Another New York moment presented itself within a few blocks. I saw a yellow taxi cab pull over right in front of me. If you know anything about taxi cab karma, this unlikely scene was akin to a miracle. Two tearful women hugged in the back seat and one of them got out. I ran to the open door and stuck my head in. “Are you OK?” I sympathetically asked the young woman inside. I talked my way into the cab.

At the end, the driver was willing to take me all the way to my sister's street. I gave him $40 for a $12 ride and actually said to him, “God bless you.” It always feels corny to say that to someone, but I really meant it.

Afterward, it became a joke among my family that only Garine could have actually gotten a cab on 9/11!

My sister and I, along with with millions of others, spent the next two days waiting and watching and trying to make phone calls. There were no cars on the streets, no transportation in or out of the city, no airplanes overhead. It was strangely quiet. There were a lot of talking heads and patriotic songs on the TV. It was two days later that the trains began to run again and I got home to my husband and kids.

The trains were full. There were a couple of men in our car who were covered with white soot, first responders finally taking a break, and telling us what they had seen at ground zero. The rest of us asked questions with wide eyes.

As the train came into my station, I saw my family on the platform through the car window. My two toddler daughters stood on top of a bench, clutching little American flags in their tiny hands.

I had been keeping it together up until that moment.
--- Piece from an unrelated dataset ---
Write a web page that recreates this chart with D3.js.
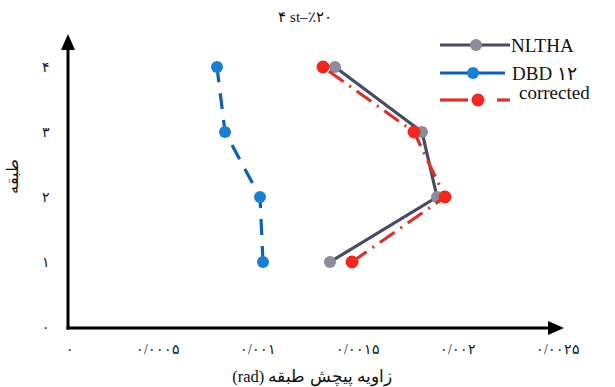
<!DOCTYPE html>
<html>
<head>
<meta charset="utf-8">
<script src="https://cdn.jsdelivr.net/npm/d3@7"></script>
<style>
  body { margin: 0; background: #fff; }
  svg { display: block; }
  text { font-family: "Liberation Serif", "DejaVu Serif", serif; fill: #111; }
</style>
</head>
<body>
<svg></svg>
<script>
// Story drift angle chart (D3 v7)

const width = 615;
const height = 387;

// ---- Data ----
const stories = [1, 2, 3, 4];
const nlthaDrift = [0.00136, 0.001895, 0.00182, 0.001385];
const dbdDrift = [0.001025, 0.00101, 0.000835, 0.000795];
const correctedDrift = [0.00147, 0.001935, 0.00178, 0.001325];

const xTicks = [0, 0.0005, 0.001, 0.0015, 0.002, 0.0025];
const xTickLabels = ["۰", "۰/۰۰۰۵", "۰/۰۰۱", "۰/۰۰۱۵", "۰/۰۰۲", "۰/۰۰۲۵"];
const yTicks = [0, 1, 2, 3, 4];
const yTickLabels = ["۰", "۱", "۲", "۳", "۴"];

const titleText = "۴ st–٪۲۰";
const xTitle = "زاویه پیچش طبقه (rad)";
const yTitle = "طبقه";

const seriesNames = ["NLTHA", "DBD ۱۲", "corrected"];

const svg = d3.select("svg").attr("width", width).attr("height", height);

// Scales
const x = d3.scaleLinear().domain([0, 0.0025]).range([58, 558]);
const y = d3.scaleLinear().domain([0, 4]).range([327, 67]);

const axisX0 = 68;
const axisY0 = 328;

// ---- Axes (arrows) ----
const axes = svg.append("g");
axes.append("line")
  .attr("x1", axisX0).attr("y1", axisY0 + 1.5)
  .attr("x2", axisX0).attr("y2", 46)
  .attr("stroke", "#000").attr("stroke-width", 3);
axes.append("path")
  .attr("d", `M${axisX0},34 L${axisX0 - 7},50 L${axisX0 + 7},50 Z`)
  .attr("fill", "#000");
axes.append("line")
  .attr("x1", axisX0 - 1.5).attr("y1", axisY0)
  .attr("x2", 552).attr("y2", axisY0)
  .attr("stroke", "#000").attr("stroke-width", 3);
axes.append("path")
  .attr("d", `M564,${axisY0} L548,${axisY0 - 7} L548,${axisY0 + 7} Z`)
  .attr("fill", "#000");

// Tick labels
svg.append("g")
  .selectAll("text")
  .data(xTicks)
  .join("text")
  .attr("x", (d, i) => (i === 0 ? x(d) + 12 : x(d)))
  .attr("y", 354)
  .attr("text-anchor", "middle")
  .attr("font-size", 14)
  .text((d, i) => xTickLabels[i]);

svg.append("g")
  .selectAll("text")
  .data(yTicks)
  .join("text")
  .attr("x", 46)
  .attr("y", (d) => y(d) + 5)
  .attr("text-anchor", "middle")
  .attr("font-size", 14)
  .text((d, i) => yTickLabels[i]);

// Titles
svg.append("text")
  .attr("x", 305).attr("y", 22)
  .attr("text-anchor", "middle")
  .attr("font-size", 15)
  .style("direction", "ltr")
  .style("unicode-bidi", "bidi-override")
  .text(titleText);

svg.append("text")
  .attr("x", 312).attr("y", 382)
  .attr("text-anchor", "middle")
  .attr("direction", "rtl")
  .attr("font-size", 16.5)
  .text(xTitle);

svg.append("text")
  .attr("transform", "translate(18,176) rotate(-90)")
  .attr("text-anchor", "middle")
  .attr("font-size", 16)
  .text(yTitle);

// ---- Series ----
const series = [
  { name: seriesNames[0], values: nlthaDrift, line: "#4b4b60", marker: "#8c8c9a", dash: null, r: 6 },
  { name: seriesNames[1], values: dbdDrift, line: "#0f5fb4", marker: "#1b7fd1", dash: "16,11", r: 6 },
  { name: seriesNames[2], values: correctedDrift, line: "#d8322c", marker: "#f0281f", dash: "18,7,2,7", r: 6.5 },
];

const lineGen = d3.line()
  .x((d) => x(d.v))
  .y((d) => y(d.s));

series.forEach((s) => {
  const pts = stories.map((st, i) => ({ s: st, v: s.values[i] }));
  const g = svg.append("g");
  g.append("path")
    .datum(pts)
    .attr("d", lineGen)
    .attr("fill", "none")
    .attr("stroke", s.line)
    .attr("stroke-width", 3.2)
    .attr("stroke-dasharray", s.dash);
  g.selectAll("circle")
    .data(pts)
    .join("circle")
    .attr("cx", (d) => x(d.v))
    .attr("cy", (d) => y(d.s))
    .attr("r", s.r)
    .attr("fill", s.marker);
});

// ---- Legend ----
const legendRows = [
  { y: 45, x1: 440, x2: 510, mx: 476, tx: 511, ty: 52 },
  { y: 73, x1: 440, x2: 505, mx: 473, tx: 512, ty: 80 },
  { y: 100, x1: 440, x2: 510, mx: 478, tx: 519, ty: 99 },
];

const legend = svg.append("g");
series.forEach((s, i) => {
  const r = legendRows[i];
  if (i === 2) {
    legend.append("line")
      .attr("x1", r.x1).attr("x2", 468).attr("y1", r.y).attr("y2", r.y)
      .attr("stroke", s.line).attr("stroke-width", 3.2);
    legend.append("line")
      .attr("x1", 497).attr("x2", r.x2).attr("y1", r.y).attr("y2", r.y)
      .attr("stroke", s.line).attr("stroke-width", 3.2);
  } else {
    legend.append("line")
      .attr("x1", r.x1).attr("x2", r.x2).attr("y1", r.y).attr("y2", r.y)
      .attr("stroke", s.line).attr("stroke-width", 3.2);
  }
  legend.append("circle")
    .attr("cx", r.mx).attr("cy", r.y).attr("r", s.r)
    .attr("fill", s.marker);
  legend.append("text")
    .attr("x", r.tx).attr("y", r.ty)
    .attr("font-size", 19)
    .text(s.name);
});
</script>
</body>
</html>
That's when I cried. There is nothing like your own children to make you lose it.

The family planning discussions that my husband and I had been having all came crashing into my head. The events of 9/11 shoved me off the fence and firmly onto the side of expanding the family. It's hard to explain why, especially since the same event did the opposite for many of my friends who had been planning on having more children and decided not to.

In my way of thinking, I felt that I had more love to give and to spread around and that love was exactly the thing that we would need in the future. Of course, I didn't know then just how much we would need, but I think I'm doing my part as well as I can.

Ten years later, things are not horrible, but not great. My family went through a lot of ups and downs in the last decade. Politically and economically, America is in a big mess, but the wars are not on our streets.

There are moments that I do feel the overwhelm of having three kids and trying to make it in this post 9/11 world. The fact that I am one of the statistics of the underemployed doesn't help. That marketing job eventually disappeared and now that whole department is only two people.

Maybe I don't have all the things that I want, but the bottom line is that whenever I see my husband kicking a soccer ball with the kids, I know it's good. Whenever I see one of my daughters lean toward my son's ear to whisper something funny, I know, at least my little part of the world has some extra light. Whenever I need a hug, I get one.